Japan’s Jibun Bank Manufacturing PMI eased to 52.7, below 54.4 expected and 53.3 prior, whereas the Services counterpart rose past 52.2 forecasts and 52.6 previous readouts to 54.2.
It’s worth noting that the downbeat performance of the US Treasury yields, recently pressured around 3.15%, also weighs on the USD/JPY prices. It should be noted that the US 10-year Treasury yields dropped the most in one week the previous day, poking the fortnight low of late.

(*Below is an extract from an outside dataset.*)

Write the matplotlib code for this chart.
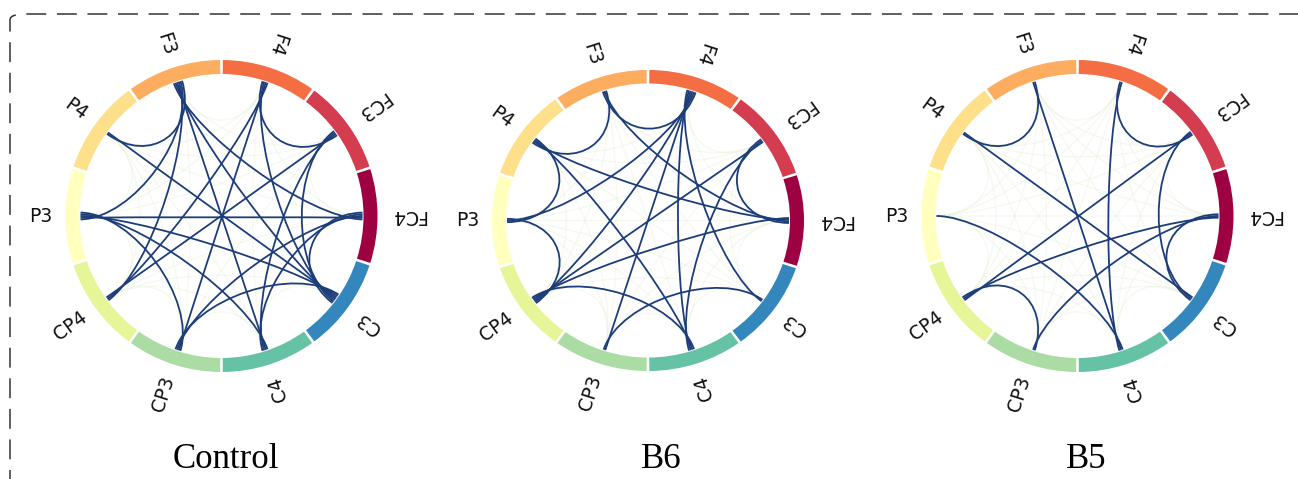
import numpy as np
import matplotlib
matplotlib.use("Agg")
import matplotlib.pyplot as plt
from matplotlib.patches import Wedge, FancyBboxPatch
from matplotlib.path import Path
from matplotlib.patches import PathPatch

# Channels in the order they sit around the circle (counter-clockwise from 0 deg)
channels = ['FC4', 'FC3', 'F4', 'F3', 'P4', 'P3', 'CP4', 'CP3', 'C4', 'C3']

conditions = ['Control', 'B6', 'B5']

# Strong connections for each group
control_edges = [
    ('F3', 'P4'), ('F3', 'P3'), ('F3', 'CP4'), ('F3', 'C3'), ('F3', 'C4'), ('F3', 'FC4'),
    ('F4', 'FC3'), ('F4', 'CP4'), ('F4', 'C3'), ('F4', 'CP3'),
    ('FC3', 'CP4'), ('FC3', 'C3'), ('FC3', 'C4'),
    ('FC4', 'P3'), ('FC4', 'C3'), ('FC4', 'CP3'), ('FC4', 'C4'),
    ('P4', 'C3'), ('P3', 'C3'), ('P3', 'CP3'), ('P3', 'C4'),
    ('CP3', 'C3'),
]
b6_edges = [
    ('F3', 'P4'), ('F3', 'F4'), ('F3', 'FC4'),
    ('P3', 'P4'), ('P3', 'CP4'), ('P3', 'F4'),
    ('FC3', 'FC4'), ('FC3', 'C4'), ('FC3', 'CP4'),
    ('P4', 'FC4'), ('P4', 'C4'),
    ('FC4', 'CP4'),
    ('F4', 'C3'), ('F4', 'CP4'), ('F4', 'CP3'), ('F4', 'C4'),
    ('CP3', 'C3'), ('CP4', 'C4'),
]
b5_edges = [
    ('F3', 'P4'), ('F3', 'C4'),
    ('F4', 'FC3'), ('F4', 'C4'),
    ('FC3', 'CP4'), ('FC3', 'C3'),
    ('FC4', 'C3'), ('FC4', 'CP4'), ('FC4', 'CP3'),
    ('P4', 'C3'), ('P3', 'C4'), ('CP3', 'CP4'),
]
all_edges = [control_edges, b6_edges, b5_edges]

W, H = 1298, 479
centers = [(221.5, 216), (648, 220.5), (1077.5, 216)]
y_scale = [1.0, 0.965, 1.0]
title_x = [226, 661, 1086]

r_line = 141
r_ctrl = 0.62 * r_line
r_in, r_out = 142, 156
n = len(channels)
angles = np.arange(n) * 360.0 / n
colors = plt.cm.Spectral(np.arange(n) / n)
idx = {c: i for i, c in enumerate(channels)}

strong_color = '#1d3d7a'
weak_color = '#dfeccb'


def bezier(a0, a1):
    t0, t1 = np.deg2rad(a0), np.deg2rad(a1)
    verts = [(r_line * np.cos(t0), r_line * np.sin(t0)),
             (r_ctrl * np.cos(t0), r_ctrl * np.sin(t0)),
             (r_ctrl * np.cos(t1), r_ctrl * np.sin(t1)),
             (r_line * np.cos(t1), r_line * np.sin(t1))]
    return Path(verts, [Path.MOVETO, Path.CURVE4, Path.CURVE4, Path.CURVE4])


def spread_offsets(edges):
    # spread the line ends a little inside each node
    ends = {c: [] for c in channels}
    for k, (a, b) in enumerate(edges):
        ends[a].append((k, 0, angles[idx[b]]))
        ends[b].append((k, 1, angles[idx[a]]))
    off = {}
    for c, lst in ends.items():
        base = angles[idx[c]]
        lst.sort(key=lambda e: (e[2] - base) % 360)
        m = len(lst)
        for j, (k, side, _) in enumerate(lst):
            off[(k, side)] = (j - (m - 1) / 2) * 0.7
    return off


fig = plt.figure(figsize=(W / 100, H / 100), dpi=100)
half = 200
for cond, edges, (cx, cy), sy, tx in zip(conditions, all_edges, centers, y_scale, title_x):
    ax = fig.add_axes([(cx - half) / W, 1 - (cy + half * sy) / H,
                       2 * half / W, 2 * half * sy / H])
    ax.set_xlim(-half, half)
    ax.set_ylim(-half, half)
    ax.set_aspect('auto')
    ax.axis('off')

    strong = {frozenset(e) for e in edges}
    # faint lines for every remaining pair
    for i in range(n):
        for j in range(i + 1, n):
            if frozenset((channels[i], channels[j])) in strong:
                continue
            ax.add_patch(PathPatch(bezier(angles[i], angles[j]), fc='none',
                                   ec=weak_color, lw=0.9, alpha=0.3, zorder=1))
    off = spread_offsets(edges)
    for k, (a, b) in enumerate(edges):
        p = bezier(angles[idx[a]] + off[(k, 0)], angles[idx[b]] + off[(k, 1)])
        ax.add_patch(PathPatch(p, fc='none', ec=strong_color, lw=1.3, zorder=2))

    for i, c in enumerate(channels):
        ax.add_patch(Wedge((0, 0), r_out, angles[i] - 17.5, angles[i] + 17.5,
                           width=r_out - r_in, fc=colors[i], ec='none', zorder=3))
        t = np.deg2rad(angles[i])
        ax.text(169 * np.cos(t), 169 * np.sin(t), c, rotation=angles[i] + 180,
                rotation_mode='anchor', ha='right', va='center',
                fontsize=13.5, family='DejaVu Sans', color='#111111')

    fig.text(tx / W, 1 - 460 / H, cond, ha='center', va='center',
             fontsize=25, family='Liberation Serif')

# dashed frame around the panel
frame = FancyBboxPatch((10 / W, -0.2), 1.2, 1 - 14 / H + 0.2,
                       boxstyle='round,pad=0,rounding_size=0.012',
                       transform=fig.transFigure, fc='none', ec='#333333',
                       lw=1.1, linestyle=(0, (13, 7)))
fig.patches.append(frame)

fig.savefig('out.png', dpi=100)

Elsewhere, the Financial Times (FT) portrayed challenges to the BOJ’s status quo by citing the exodus of foreign investors from the Japanese bond markets. “Foreign fund managers’ renewed enthusiasm for wagers against Japanese government bonds — a trade that has backfired so frequently over the past two decades it earned the nickname ‘widow-maker’ — also puts them at odds with the majority of Japanese investors who think the BoJ will stick to its guns despite the collapse of the yen to a 24-year low,” said the FT.
It’s worth noting that four-month low inflation expectations in the US and Fed Chair Jerome Powell’s Testimony in favor of the current monetary policy also weigh on the USD/JPY prices. That said, the US inflation expectations, as per the 10-year breakeven inflation rate per the St. Louis Federal Reserve (FRED) data, dropped for the third consecutive day to the fresh low since late February, at 2.54%, by the end of Wednesday’s North American session. On the other hand, Fed’s Powell considered the present monetary policy bias appropriate to battle the inflation woes. It’s worth noting, however, that the Fed Boss’s readiness to use the aggressive measures, irrespective of their consequences, seemed to have put a floor under the greenback. On the same line is the latest news from Reuters signaling an upbeat print of June’s jobs report.
To sum up, the market’s inaction, mostly sluggish performance, keeps the USD/JPY on thin ice ahead of US S&P Global PMIs for June and the second round of Fed Chair Jerome Powell’s Testimony.
Although overbought RSI conditions and bearish spinning top favor USD/JPY sellers, multiple supports around 134.50 restricts the short-term downside of the yen pair.